For those of us within the industry, it’s difficult to get a handle on the level of understanding that the ‘person in the street’ has for what we do. Even moderately technically adept people know the frustration of watching a casual computer user completely failing to take advantage of the efficiencies designed into technology. Who hasn’t been tempted to take over when they see a person carefully typing ‘google.com’ into their browser’s address bar, before entering a URL into the Google search box? It’s difficult to get back to the mindset of technological naivete, and this is even more true for highly experienced and expert people within the industry encountering the misconceptions of the general public. It can be amusing, and it can be infuriating, but the serious side to this issue is that a lack of understanding by the public can result in a slower uptake of technologies, which will have an impact on revenue and the development of a healthy market.

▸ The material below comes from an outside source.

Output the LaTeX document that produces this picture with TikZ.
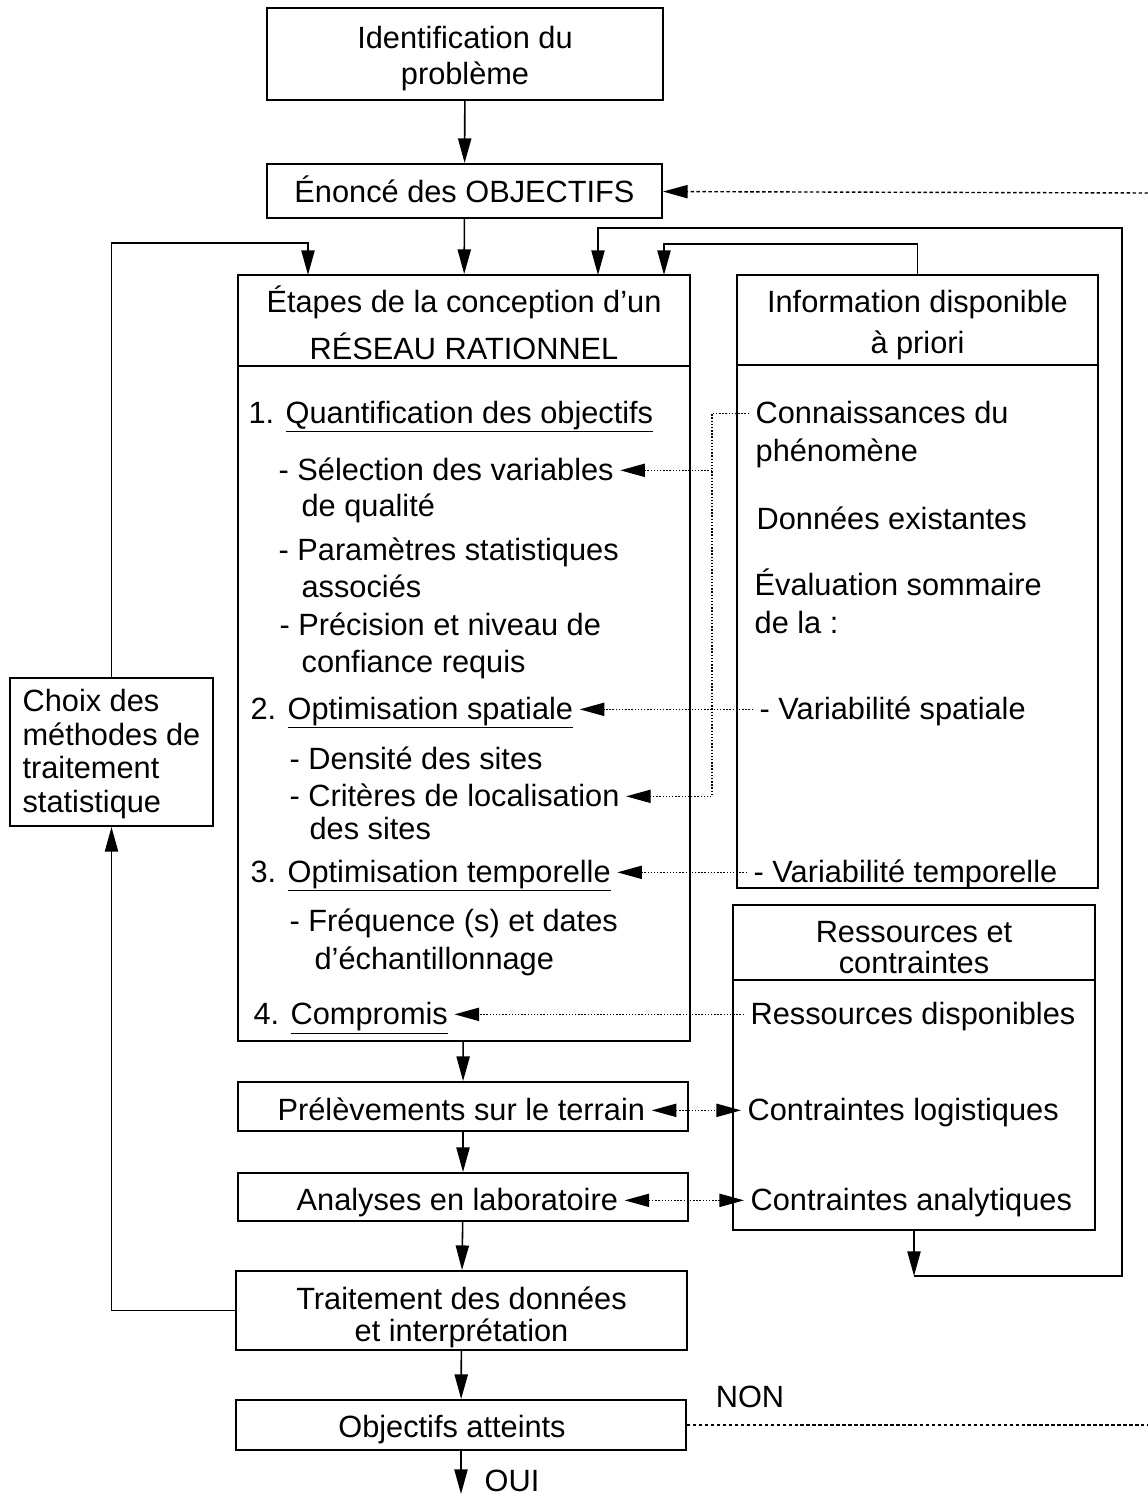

A recent study from Wakefield Research, sponsored by Citrix, showed that 56% of respondents claimed they had never used the cloud. In fact, 95% of them use it regularly. The most bizarre finding was that 51% of people believed that ‘the cloud’ was somehow associated with and affected by stormy weather. Now, the cynically inclined among our readers (and this writer) might pause at this point and ponder the possibility that this survey was designed specifically to illicit these sort of answers; after all, ‘haha look how dumb the public are’ is going to get more exposure than yet another dry-as-dust survey about outsourcing infrastructure.

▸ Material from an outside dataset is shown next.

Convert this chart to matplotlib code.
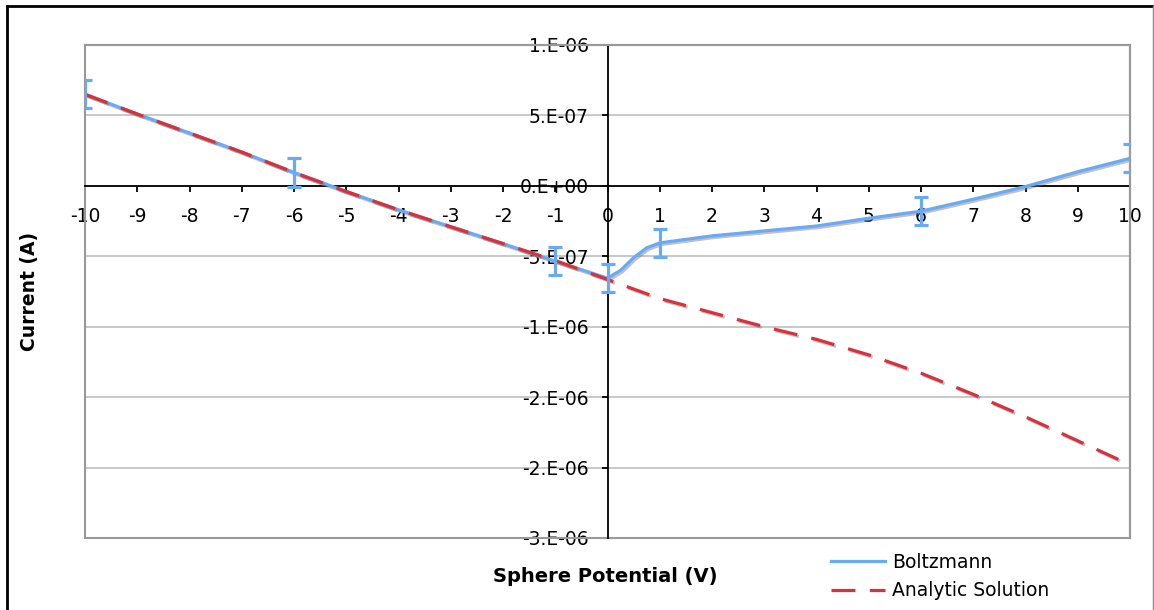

And yet, the survey should still give us cause to consider that a lack of understanding in the general population is harmful to business. Only 16 percent of those questioned gave a comprehensive and correct account of the cloud; 34% believed it was too expensive; 32% avoided the cloud — or thought they were avoiding it — because of security concerns, and 31% because of privacy concerns. On the other hand, 40% were particularly impressed with the cloud’s ability to let them work from home ‘in their birthday suits’ or while getting a tan on the beach. Countering the security and privacy concerns, many were enthusiastic that the cloud allowed them to keep content that they wouldn’t want on their local storage, and quite a lot of people enjoy the advantage of using cloud communication technologies to deal with people they’d rather not in person.

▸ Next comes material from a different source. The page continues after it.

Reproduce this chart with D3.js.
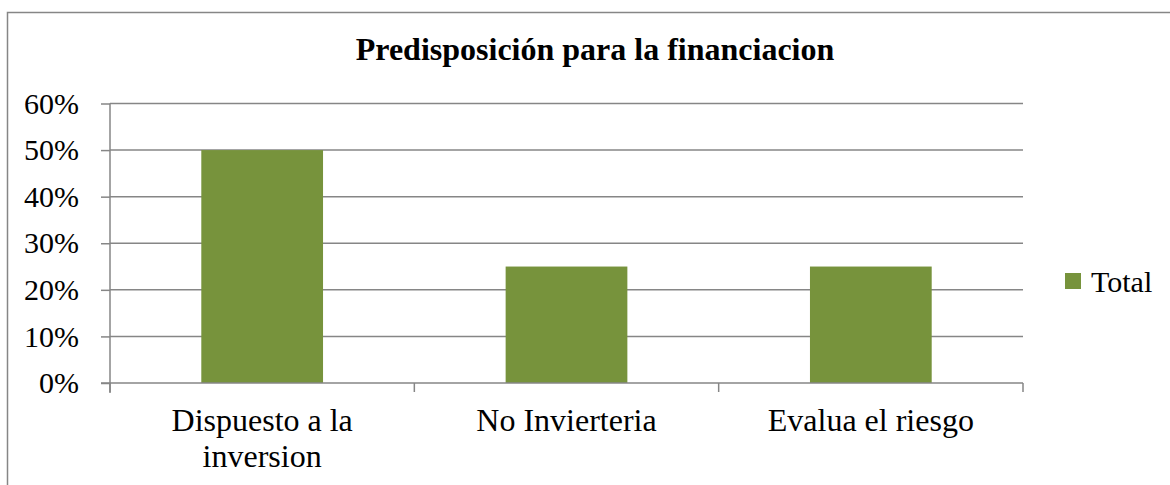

Most will admit that ‘the cloud’ is a buzz phrase of fairly limited usage. To techs it implies a number of technologies that it’s useful to refer to under one rubric — particularly those related to abstracting infrastructure and providing it as a service; to business people it means something broader and the term is often used as a placeholder for ‘some technical wizardry on the web’ , and in the media its meaning has been expanded so that ‘the cloud’ is pretty much synonymous with ‘the Internet’. It’s hardly surprising that the public at large hasn’t got a firm grip on the ideas that are intended to be conveyed by the term.
But, ‘the cloud’ is going to become the defining technology of the next few decades, in whatever form it ends up taking, so it might behoove us to make some steps towards educating the public as to what it is, and how it will affect their lives for the good.